Latest Provost Forum reveals progress in UND Latest Provost Forum reveals progress in UND Strategic Plan’s discovery and engagement goals.
Grant McGimpsey wears many hats at the University of North Dakota. He’s the vice president for Research & Economic Development, the dean of the School of Graduate Studies, and the captain of the One UND Strategic Plan’s Goal No. 4.
At the public Provost Forum on Nov. 30, he added another hat to the stack.
“Provost [Tom] DiLorenzo isn’t here today, so I’m channeling him,” he joked to the faculty, staff and administrators in the Education Building lecture bowl.
McGimpsey was joined by Goal No. 5 captain and Vice President for Student Affairs & Diversity Cara Halgren, as they led the audience through the progress of their goals – enhancing research and fostering a welcoming, safe and inclusive campus climate, respectively.
The aim of Goal No. 4 is lifting discovery to a level consistent with most research intensive universities – those with a Carnegie R1 rating. The metric McGimpsey’s team is using to measure its progress is research expenditures, with a target of $120 million in internal and external funding by 2022.
“We’re currently at about $93 million in total expenditures,” McGimpsey said, “so we’re three-quarters of the way there. The rest of this particular goal focuses on how we get the rest of the way.”

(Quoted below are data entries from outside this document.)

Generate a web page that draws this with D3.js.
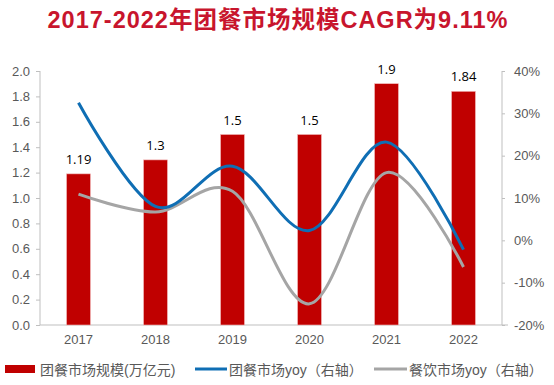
<!DOCTYPE html>
<html><head><meta charset="utf-8">
<script src="https://cdn.jsdelivr.net/npm/d3@7"></script>
<style>body{margin:0;background:#fff}svg{display:block}</style>
</head><body>
<svg id="c" width="554" height="385"></svg>
<script>
const years = ["2017","2018","2019","2020","2021","2022"];
const marketSize = [1.19, 1.3, 1.5, 1.5, 1.9, 1.84];
const groupYoy = [32.5, 8, 17.5, 2.3, 23.2, -2.2];
const cateringYoy = [10.9, 6.7, 11.6, -15, 16, -6.3];
const leftTicks = [0,0.2,0.4,0.6,0.8,1.0,1.2,1.4,1.6,1.8,2.0];
const rightTicks = [-20,-10,0,10,20,30,40];
const title = "2017-2022年团餐市场规模CAGR为9.11%";
const legendLabels = ["团餐市场规模(万亿元)","团餐市场yoy（右轴）","餐饮市场yoy（右轴）"];

const svg = d3.select("#c");
const L = 40, R = 502, T = 71, B = 325;
const font = "'Liberation Sans', Arial, 'Noto Sans CJK SC', sans-serif";
const cjk = "'Liberation Sans', 'Noto Sans CJK SC', sans-serif";

const x = d3.scaleBand().domain(years).range([L, R]).paddingInner(0.69).paddingOuter(0.345);
const yL = d3.scaleLinear().domain([0, 2]).range([B, T]);
const yR = d3.scaleLinear().domain([-20, 40]).range([B, T]);

svg.append("text").attr("x", 278).attr("y", 28).attr("text-anchor", "middle")
  .attr("font-family", cjk).attr("font-weight", "bold").attr("font-size", 23.5)
  .attr("letter-spacing", 1).attr("fill", "#C8152D").text(title);

// axes
const axL = svg.append("g").attr("transform", `translate(${L},0)`)
  .call(d3.axisLeft(yL).tickValues(leftTicks).tickFormat(d3.format(".1f")).tickSize(4).tickPadding(6));
const axR = svg.append("g").attr("transform", `translate(${R},0)`)
  .call(d3.axisRight(yR).tickValues(rightTicks).tickFormat(d => d + "%").tickSize(3).tickPadding(9));
const axB = svg.append("g").attr("transform", `translate(0,${B})`)
  .call(d3.axisBottom(x).tickSize(0).tickPadding(10));
[axL, axR, axB].forEach(a => {
  a.selectAll("path").attr("stroke", "#BFBFBF");
  a.selectAll("line").attr("stroke", "#BFBFBF");
  a.selectAll("text").attr("fill", "#595959").attr("font-family", font).attr("font-size", 13);
});
axR.selectAll(".tick line").attr("x1", 0).attr("x2", 3);
axL.selectAll("path").attr("d", `M0,${B}V${T}`);
axR.selectAll("path").attr("d", `M0,${B}V${T}`);
axB.selectAll("path").attr("d", `M${L},0H${R+6}`);

// bars
svg.append("g").selectAll("rect").data(years).join("rect")
  .attr("x", d => x(d)).attr("width", x.bandwidth())
  .attr("y", (d, i) => yL(marketSize[i])).attr("height", (d, i) => B - yL(marketSize[i]))
  .attr("fill", "#C00000").attr("stroke", "#F2B8B8").attr("stroke-width", 0.6);

svg.append("g").selectAll("text").data(years).join("text")
  .attr("x", d => x(d) + x.bandwidth() / 2).attr("y", (d, i) => yL(marketSize[i]) - 10)
  .attr("text-anchor", "middle").attr("font-family", "'Open Sans', sans-serif").attr("font-size", 13)
  .attr("fill", "#000").text((d, i) => marketSize[i]);

const line = (arr) => d3.line().curve(d3.curveCardinal.tension(0))
  .x((d, i) => x(years[i]) + x.bandwidth() / 2).y(d => yR(d))(arr);
svg.append("path").attr("d", line(cateringYoy)).attr("fill", "none").attr("stroke", "#A5A5A5").attr("stroke-width", 3);
svg.append("path").attr("d", line(groupYoy)).attr("fill", "none").attr("stroke", "#0F6EB4").attr("stroke-width", 3);

// legend
const lg = svg.append("g").attr("font-family", cjk).attr("font-size", 14).attr("fill", "#595959");
lg.append("rect").attr("x", 5).attr("y", 365).attr("width", 30).attr("height", 8).attr("fill", "#C00000");
lg.append("text").attr("x", 40).attr("y", 375).text(legendLabels[0]);
lg.append("line").attr("x1", 195).attr("x2", 227).attr("y1", 369).attr("y2", 369).attr("stroke", "#0F6EB4").attr("stroke-width", 3);
lg.append("text").attr("x", 229).attr("y", 375).text(legendLabels[1]);
lg.append("line").attr("x1", 374).attr("x2", 407).attr("y1", 369).attr("y2", 369).attr("stroke", "#A5A5A5").attr("stroke-width", 3);
lg.append("text").attr("x", 409).attr("y", 375).text(legendLabels[2]);
</script>
</body></html>
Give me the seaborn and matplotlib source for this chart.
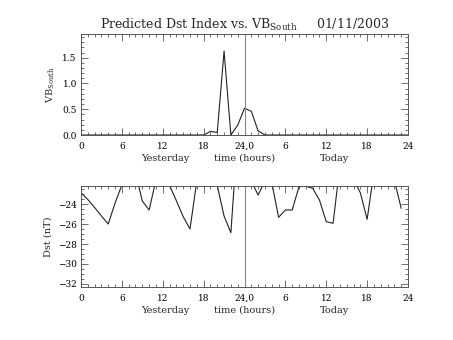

UND will get there by following seven action steps. The implementation team has already designated champions to lead its five Grand Challenge areas, many of which have executed successful seed funding programs to help researchers promote collaboration and gain additional external funding in the areas of energy, health, UAS and data.
The team is also investigating a better way to accurately capture faculty time devoted to research through Page 2 reports, work supported by Frank Swiontek and his Institutional Effectiveness data team. McGimpsey said this will help boost the reported research expenditures necessary for a higher Carnegie rating.
The third action item is an examination of how to best recruit and keep star researchers. McGimpsey expanded on the importance of the fourth action item – increasing post-doctoral researchers – explaining how faculty fellow John Mihelich is streamlining the post-doc hiring process.
“We have a vibrant graduate research enterprise. The next step to becoming Carnegie R1, as a part of that evaluation, is to create a vibrant post-doctoral research enterprise,” he said.
Just as important are the final three action steps – identifying high-potential research based Ph.D. programs, creating department and college level expectations and evaluations for research, scholarship and creative activities (a project spearheaded by faculty fellow David Flynn, who is examining a more responsive and simplified Digital Measures platform), and investing in high-performance computing, cyber security and data analytics capabilities and infrastructure.
“The amount of data that the human race has created in the last two years is more than what was created in the entire history of the human race before that,” McGimpsey said. “We need to have computational capabilities that allow us to store that data, analyze that data, and make something out of it that’s useful.”
Diversity & inclusion
Halgren transitioned from data to diversity, noting that there’s no perfect blueprint for creating a flawless campus environment.
“We’ve generated a lot of good discussion,” she said. “I acknowledge that this is not the ‘be-all, end-all’ plan, but we hope that this is a great start.”
One of the committee’s biggest tasks has been planning how to best reorganize the Diversity & Inclusion Department to better serve students. They are currently in conversations with the Community Violence Intervention Center (CVIC) to create a memorandum of understanding to form CVIC@UND – a space at UND that would provide information on healthy relationships, bystander intervention and more, building on the offerings of the former Women’s Center. Halgren hopes to have a partnership worked out by January.
Halgren’s team has made four recent visits to state tribal institutions to speak with college leaders, asking what UND can do better to build stronger connections.
“They provided a lot of solid feedback,” she said. “They want us to think more clearly about articulation agreements – what is currently in place, and what needs to happen to ensure that a student graduating from a tribal institution can come to UND and experience success without barriers.”
The group is also excited about the progress of an action step that calls for increasing opportunities for cross-cultural interaction and engagement.
“Incredible things happen on this campus,” Halgren said, pointing to examples like the Feast of Nations, Wacipi & Time Out Week and the UND Writers Conference. “We’re looking at how we ensure that the freshmen class coming in next fall, when they start here at orientation, have a clear idea of the great programs happening during the course of their first year.”
By June 1, Halgren expects to roll out a single brochure, compiled by campus programmers, that lays out the academic year’s big events. Her group is also exploring ways to incentivize attendance through opportunities for prizes, scholarship drawings, or discounts for study abroad trips.
Halgren noted that she’s heard many questions about whether a replacement leader for Diversity & Inclusion would be hired, a role that was vacated this summer.
“I want to do this right,” she said, “and I want to take the time to have conversations with people about what this position could look like to ensure that, when we do this, people can be supportive of it and feel that it truly represents the best interests for students and the University.”
The year’s final forum will be held Dec. 13 in Education Building Room 7 from 3:30-4:30 p.m., and will address Goal No. 7, MIRA, and budget questions.